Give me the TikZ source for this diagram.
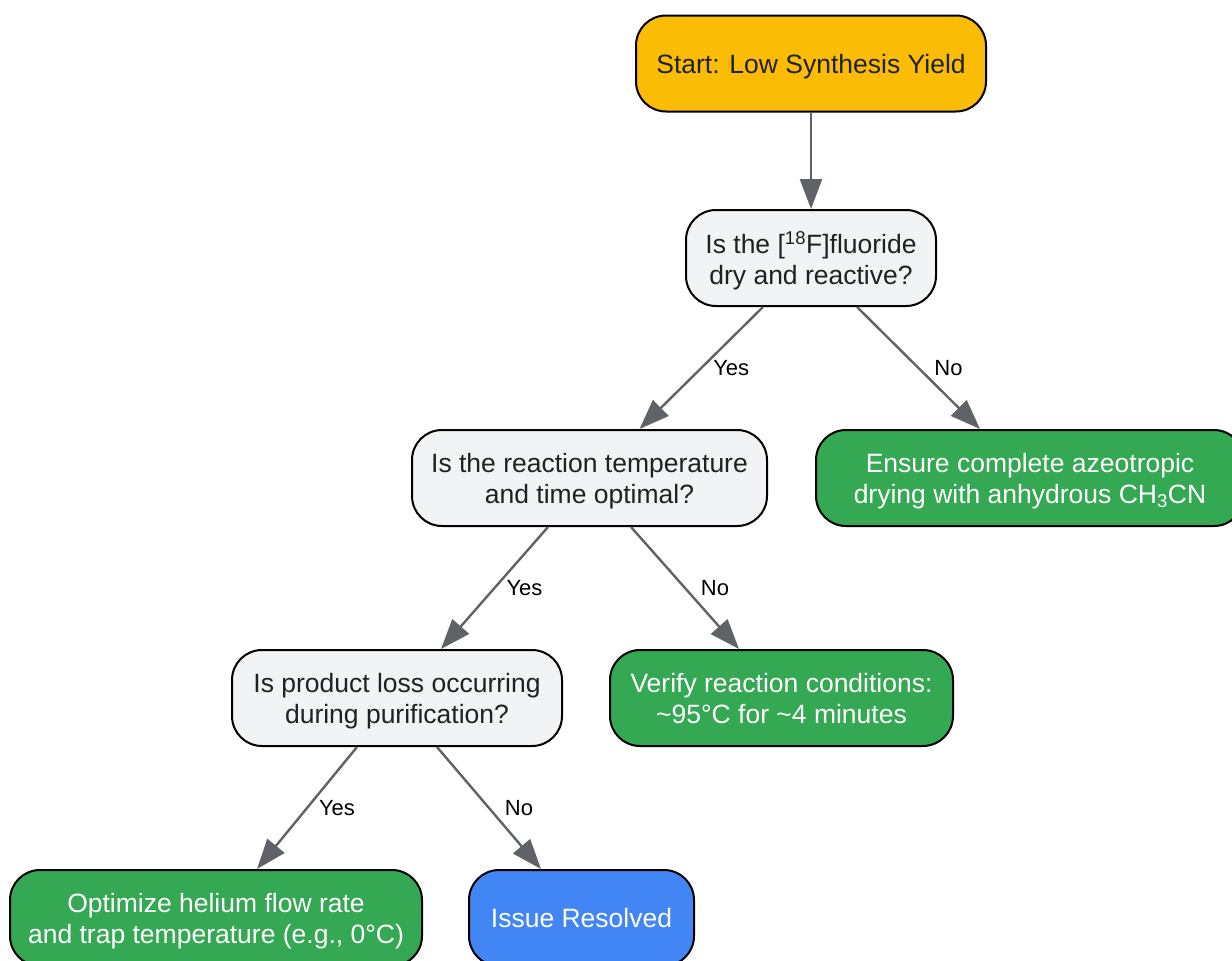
\documentclass[tikz,border=0pt]{standalone}
\usepackage{fontspec}
\setmainfont{Liberation Sans}
\usetikzlibrary{arrows.meta}
\definecolor{startyel}{HTML}{FBBC05}
\definecolor{askgray}{HTML}{F1F3F4}
\definecolor{askink}{HTML}{202124}
\definecolor{fixgreen}{HTML}{34A853}
\definecolor{doneblue}{HTML}{4285F4}
\definecolor{linkgray}{HTML}{5F6368}
\begin{document}
\begin{tikzpicture}[x=1pt,y=-1pt,
  box/.style={draw=black, line width=2pt, rounded corners=30pt, minimum height=96pt,
    inner sep=0pt, align=center, text depth=0pt, font=\fontsize{26.5}{31}\selectfont},
  ask/.style={box, fill=askgray, text=askink},
  fix/.style={box, fill=fixgreen, text=white},
  link/.style={draw=linkgray, line width=2.4pt, -{Triangle[length=30pt,width=22pt]}},
  lbl/.style={font=\fontsize{22}{26}\selectfont, text=black, xshift=30pt}]
\useasboundingbox (0,0) rectangle (1232,961);
\clip (0,0) rectangle (1232,961);

\node[box, fill=startyel, text=askink, minimum width=350pt] (start) at (811,63.5) {Start: Low Synthesis Yield};
\node[ask, minimum width=250pt] (dry) at (811,258) {Is the [\textsuperscript{18}F]fluoride\\dry and reactive?};
\node[ask, minimum width=355pt] (temp) at (589.5,478) {Is the reaction temperature\\and time optimal?};
\node[fix, minimum width=428pt] (azeo) at (1030,478) {Ensure complete azeotropic\\drying with anhydrous CH\textsubscript{3}CN};
\node[ask, minimum width=330pt] (loss) at (397,698) {Is product loss occurring\\during purification?};
\node[fix, minimum width=343pt] (cond) at (781.5,698) {Verify reaction conditions:\\\textasciitilde95°C for \textasciitilde4 minutes};
\node[fix, minimum width=412pt] (flow) at (216,918) {Optimize helium flow rate\\and trap temperature (e.g., 0°C)};
\node[box, fill=doneblue, text=white, minimum width=225pt] (done) at (581.5,918) {Issue Resolved};

\draw[link] (start) -- (dry);
\draw[link] ([xshift=-48pt]dry.south) -- node[lbl] {Yes} ([xshift=50pt]temp.north);
\draw[link] ([xshift=46pt]dry.south) -- node[lbl] {No} ([xshift=-50pt]azeo.north);
\draw[link] ([xshift=-41.5pt]temp.south) -- node[lbl] {Yes} ([xshift=44pt]loss.north);
\draw[link] ([xshift=41.5pt]temp.south) -- node[lbl] {No} ([xshift=-42.5pt]cond.north);
\draw[link] ([xshift=-40pt]loss.south) -- node[lbl] {Yes} ([xshift=41pt]flow.north);
\draw[link] ([xshift=40pt]loss.south) -- node[lbl] {No} ([xshift=-40.5pt]done.north);
\end{tikzpicture}
\end{document}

PROMPT: Give the data again exactly as written, with all pictures left out.

SOLVED EXERCISE:
Give me the TikZ source for this diagram.
\documentclass[tikz,border=0pt]{standalone}
\usepackage{fontspec}
\setmainfont{Liberation Sans}
\usetikzlibrary{arrows.meta}
\definecolor{startyel}{HTML}{FBBC05}
\definecolor{askgray}{HTML}{F1F3F4}
\definecolor{askink}{HTML}{202124}
\definecolor{fixgreen}{HTML}{34A853}
\definecolor{doneblue}{HTML}{4285F4}
\definecolor{linkgray}{HTML}{5F6368}
\begin{document}
\begin{tikzpicture}[x=1pt,y=-1pt,
  box/.style={draw=black, line width=2pt, rounded corners=30pt, minimum height=96pt,
    inner sep=0pt, align=center, text depth=0pt, font=\fontsize{26.5}{31}\selectfont},
  ask/.style={box, fill=askgray, text=askink},
  fix/.style={box, fill=fixgreen, text=white},
  link/.style={draw=linkgray, line width=2.4pt, -{Triangle[length=30pt,width=22pt]}},
  lbl/.style={font=\fontsize{22}{26}\selectfont, text=black, xshift=30pt}]
\useasboundingbox (0,0) rectangle (1232,961);
\clip (0,0) rectangle (1232,961);

\node[box, fill=startyel, text=askink, minimum width=350pt] (start) at (811,63.5) {Start: Low Synthesis Yield};
\node[ask, minimum width=250pt] (dry) at (811,258) {Is the [\textsuperscript{18}F]fluoride\\dry and reactive?};
\node[ask, minimum width=355pt] (temp) at (589.5,478) {Is the reaction temperature\\and time optimal?};
\node[fix, minimum width=428pt] (azeo) at (1030,478) {Ensure complete azeotropic\\drying with anhydrous CH\textsubscript{3}CN};
\node[ask, minimum width=330pt] (loss) at (397,698) {Is product loss occurring\\during purification?};
\node[fix, minimum width=343pt] (cond) at (781.5,698) {Verify reaction conditions:\\\textasciitilde95°C for \textasciitilde4 minutes};
\node[fix, minimum width=412pt] (flow) at (216,918) {Optimize helium flow rate\\and trap temperature (e.g., 0°C)};
\node[box, fill=doneblue, text=white, minimum width=225pt] (done) at (581.5,918) {Issue Resolved};

\draw[link] (start) -- (dry);
\draw[link] ([xshift=-48pt]dry.south) -- node[lbl] {Yes} ([xshift=50pt]temp.north);
\draw[link] ([xshift=46pt]dry.south) -- node[lbl] {No} ([xshift=-50pt]azeo.north);
\draw[link] ([xshift=-41.5pt]temp.south) -- node[lbl] {Yes} ([xshift=44pt]loss.north);
\draw[link] ([xshift=41.5pt]temp.south) -- node[lbl] {No} ([xshift=-42.5pt]cond.north);
\draw[link] ([xshift=-40pt]loss.south) -- node[lbl] {Yes} ([xshift=41pt]flow.north);
\draw[link] ([xshift=40pt]loss.south) -- node[lbl] {No} ([xshift=-40.5pt]done.north);
\end{tikzpicture}
\end{document}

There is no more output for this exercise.